(Task prompt)
Only the lines from the top of the listing below to the line that has "(n5) at (293,273)" should be echoed, with both ends kept and pictures left out.

(Given material)
=======

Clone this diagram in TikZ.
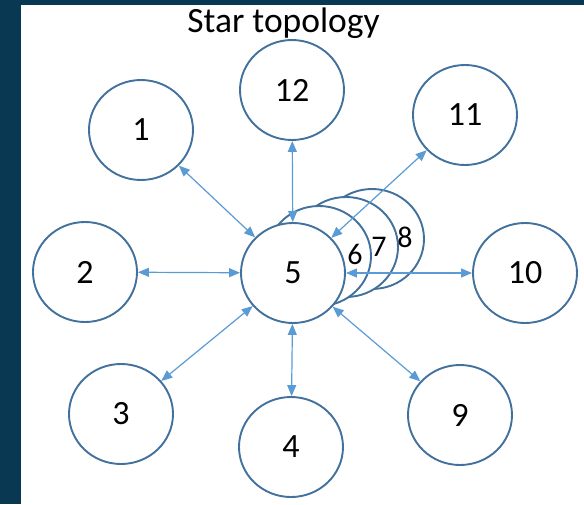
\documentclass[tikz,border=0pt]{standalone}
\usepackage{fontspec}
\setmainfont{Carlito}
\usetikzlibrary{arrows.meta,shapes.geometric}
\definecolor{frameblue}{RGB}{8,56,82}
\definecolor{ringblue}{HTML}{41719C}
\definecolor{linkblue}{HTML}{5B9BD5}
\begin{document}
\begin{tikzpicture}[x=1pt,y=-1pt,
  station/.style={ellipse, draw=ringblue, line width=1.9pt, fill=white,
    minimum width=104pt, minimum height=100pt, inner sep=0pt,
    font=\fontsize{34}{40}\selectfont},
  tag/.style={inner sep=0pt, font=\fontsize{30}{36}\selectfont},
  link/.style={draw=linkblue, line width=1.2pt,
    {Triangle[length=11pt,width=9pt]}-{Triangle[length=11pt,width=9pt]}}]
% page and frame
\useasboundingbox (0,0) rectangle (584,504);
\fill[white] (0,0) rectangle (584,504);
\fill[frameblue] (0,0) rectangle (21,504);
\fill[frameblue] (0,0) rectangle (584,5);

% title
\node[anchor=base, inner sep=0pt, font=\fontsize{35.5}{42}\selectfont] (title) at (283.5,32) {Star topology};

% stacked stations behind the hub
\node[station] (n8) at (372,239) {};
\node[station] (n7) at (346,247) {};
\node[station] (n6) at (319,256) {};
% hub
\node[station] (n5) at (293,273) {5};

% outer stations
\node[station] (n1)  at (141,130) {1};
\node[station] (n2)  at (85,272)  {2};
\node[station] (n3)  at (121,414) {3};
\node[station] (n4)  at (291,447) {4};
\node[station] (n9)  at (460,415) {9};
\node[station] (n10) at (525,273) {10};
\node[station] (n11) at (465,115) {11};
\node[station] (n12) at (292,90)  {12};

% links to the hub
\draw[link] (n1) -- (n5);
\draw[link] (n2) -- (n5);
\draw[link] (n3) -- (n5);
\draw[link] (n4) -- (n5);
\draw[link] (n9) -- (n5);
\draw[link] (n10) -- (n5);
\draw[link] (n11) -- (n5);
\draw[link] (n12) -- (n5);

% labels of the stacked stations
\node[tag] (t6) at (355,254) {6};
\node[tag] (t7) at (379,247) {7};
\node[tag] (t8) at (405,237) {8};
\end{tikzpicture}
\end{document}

=======

(Written solution)
Clone this diagram in TikZ.
\documentclass[tikz,border=0pt]{standalone}
\usepackage{fontspec}
\setmainfont{Carlito}
\usetikzlibrary{arrows.meta,shapes.geometric}
\definecolor{frameblue}{RGB}{8,56,82}
\definecolor{ringblue}{HTML}{41719C}
\definecolor{linkblue}{HTML}{5B9BD5}
\begin{document}
\begin{tikzpicture}[x=1pt,y=-1pt,
  station/.style={ellipse, draw=ringblue, line width=1.9pt, fill=white,
    minimum width=104pt, minimum height=100pt, inner sep=0pt,
    font=\fontsize{34}{40}\selectfont},
  tag/.style={inner sep=0pt, font=\fontsize{30}{36}\selectfont},
  link/.style={draw=linkblue, line width=1.2pt,
    {Triangle[length=11pt,width=9pt]}-{Triangle[length=11pt,width=9pt]}}]
% page and frame
\useasboundingbox (0,0) rectangle (584,504);
\fill[white] (0,0) rectangle (584,504);
\fill[frameblue] (0,0) rectangle (21,504);
\fill[frameblue] (0,0) rectangle (584,5);

% title
\node[anchor=base, inner sep=0pt, font=\fontsize{35.5}{42}\selectfont] (title) at (283.5,32) {Star topology};

% stacked stations behind the hub
\node[station] (n8) at (372,239) {};
\node[station] (n7) at (346,247) {};
\node[station] (n6) at (319,256) {};
% hub
\node[station] (n5) at (293,273) {5};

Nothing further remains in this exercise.